The Coutts protest slowed traffic across the Canada-U.S. border at the Coutts-Sweetgrass border crossing linking Alberta and Montana. It preceded Prime Minister Justin Trudeau's invocation of the Emergencies Act, to broaden powers of law enforcement to suppress the two demonstrations.

Chris Lysak and Jerry Morin, the two other men of the Coutts 4, accepted plea deals to lesser charges in February after initially being charged with involvement in the alleged conspiracy to commit murder alongside Carbert and Olienick.

Rebel News spoke with two of Olienick's friends and supporters, who have known the defendant for years. The two friends, Nikki and Danielle, highlighted the RCMP's use of female undercover officers in the context of the federal law enforcement agency's ostensible investigation of the Coutts protesters, specifically of Carbert and Olienick.

"Why did they use female officers?", Danielle asked, wondering why females were deployed by the RCMP instead of males into a scenario described by the RCMP as dangerous and volatile. She considered a "honey pot" scenario in which female officers induce behaviors from male targets through sexual innuendo and behaviour.

Nicky, who visits Olienick in Lethbridge Correctional Centre (LCC), the prison where the two defendants are being held in custody, said the jail's conditions are inhumane.

Carbert, Olienick, and other inmates are made to sleep on poor quality mattresses stained with bodily fluids, Danielle stated. She echoed information previously shared with Rebel News by James Sowery, a Coutts protest demonstrator who spent 45 days in LCC as part of a sentence for crimes he was convicted of in relation to his protesting.

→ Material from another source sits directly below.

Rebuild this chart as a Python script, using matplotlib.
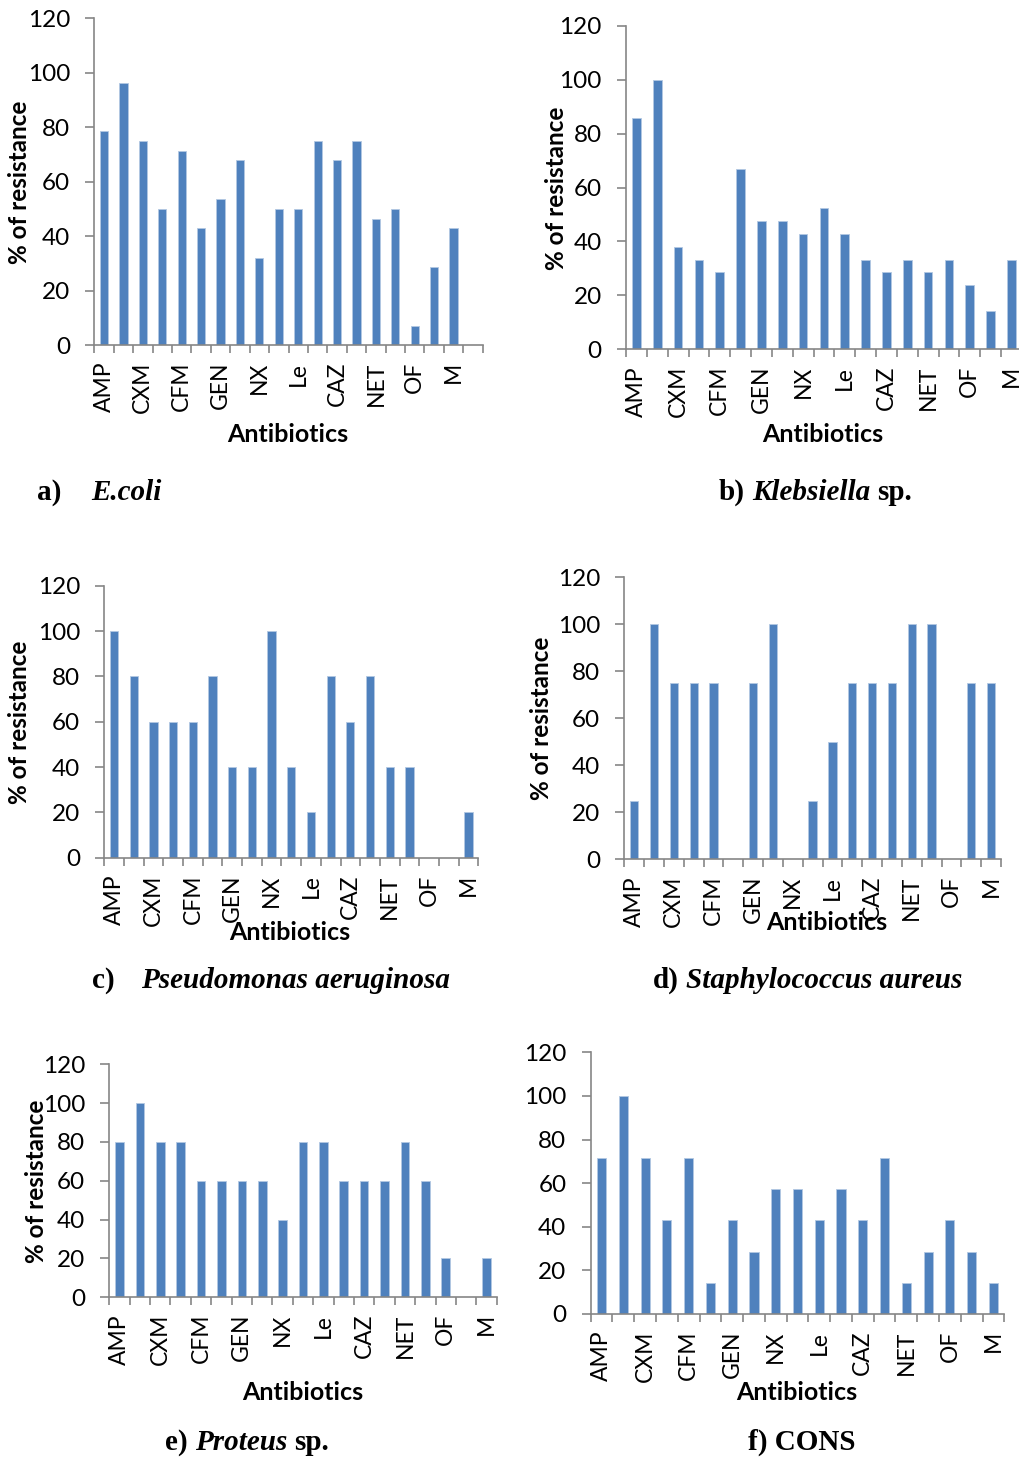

At one point during Wednesday's proceedings, an observer in the courtroom - a man opposed to the charges against the defendants - was essentially ejected from the courtroom for disruptive behavior. The Crown prosecutor told the judge that the man was disruptive within the courtroom and making antagonizing remarks to him and other prosecutors during court recesses.

Carbert and Olienick have been held in LCC for nearly 800 days. The LCC holds prisoners convicted of murder, assault, armed robbery, and other violent crimes.

Dozens of Carbert's and Olienick's supporters have been visiting the Lethbridge Court House and attending proceedings. Several of them told Rebel News that part of their affinity for the defendants lies in shared opposition to coercive government mandates built upon a pretext of "public health".